A Retrospective of 2023 Top 50 Lists
11 months ago, I posted my top 50 players for 2023. How did my rankings and approach compare to others who did the same?
Introduction
Before the start of the season, I created a top 50 MLB player ranking. I evaluated players on a prorated basis, putting almost all my emphasis on their skillset and ignoring any supposed injury risk that wasn't clear beyond a reasonable doubt (i.e. Buxton, Stanton, deGrom, Trout). I’m a statistician and baseball analyst, not a doctor, after all; injuries are extremely unpredictable and noisy at best. When I made that top 50 list, I had the intention of returning to it at the end of the year and judging it against other reputable analysts and sites that released their own, akin to how projection systems are graded after the year concludes. Many people believe predicting injury is a useful skill, so does it really matter? How does a list that ignores injury perform using a ranking method that considers it? Do the TV networks and ESPN submit worse rankings on purpose? Let’s find out.

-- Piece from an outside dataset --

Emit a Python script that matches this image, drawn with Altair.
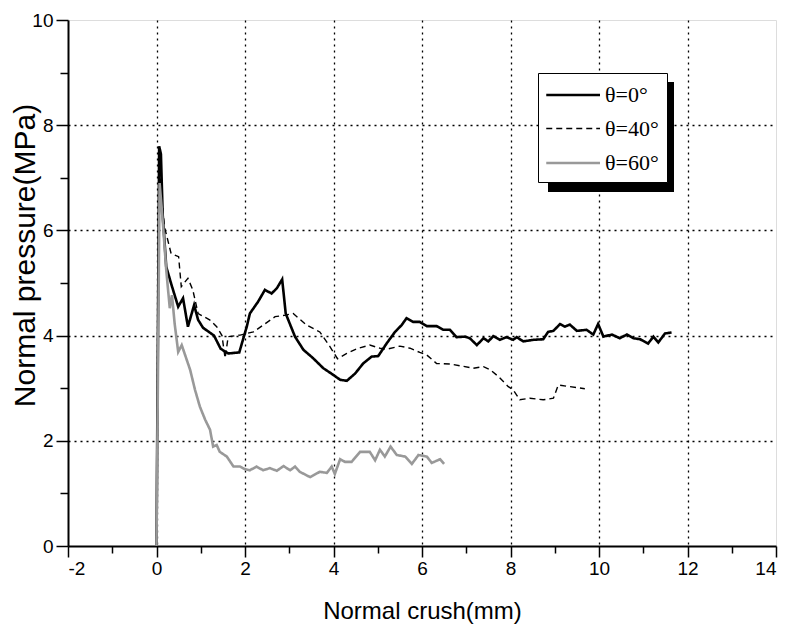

I’ll get into the methodology more in a minute, but there are two key parts to the ranking - your ‘total’ score, and your ‘prorated’ score. Despite my belief that prorated performance is the best way to evaluate a player 95+% of the time, it’s only fair to use both measuring sticks here. Some of the lists I’ve included undoubtedly used a ‘total value’ framework instead, and they should be graded on that curve as well. Based on my hypothesis, it should make minimal difference anyway; a judgment on a player’s health and skill should almost entirely end up as a judgment on skill in the long run.
The rankings I chose to use were ones by prominent creators and sites in the space that I respect for their understanding of the game, and the three major networks that put out their own: CBS, ESPN, and MLB Network. There were others that I saw from random people on Instagram, but based on their lists I don't think they’d want to be included anyway. The truth hurts.
Lastly, as a statistics student I feel obligated to say that a sample size of one year, with only 50 evaluations for that year, is much less indicative of actual prediction abilities than I would hope, especially when a lot of the rankings are nearly identical to one another. My analysis here definitely shouldn’t be considered definitive research into the topic. I just like Excel and wasting my time!
The sheet that I used for the data, with some guidance on how to use it, will be available for download at the end as well.
The Rankers
Myself, obviously. You can find my two top 50 player articles for the 2023 season here and here.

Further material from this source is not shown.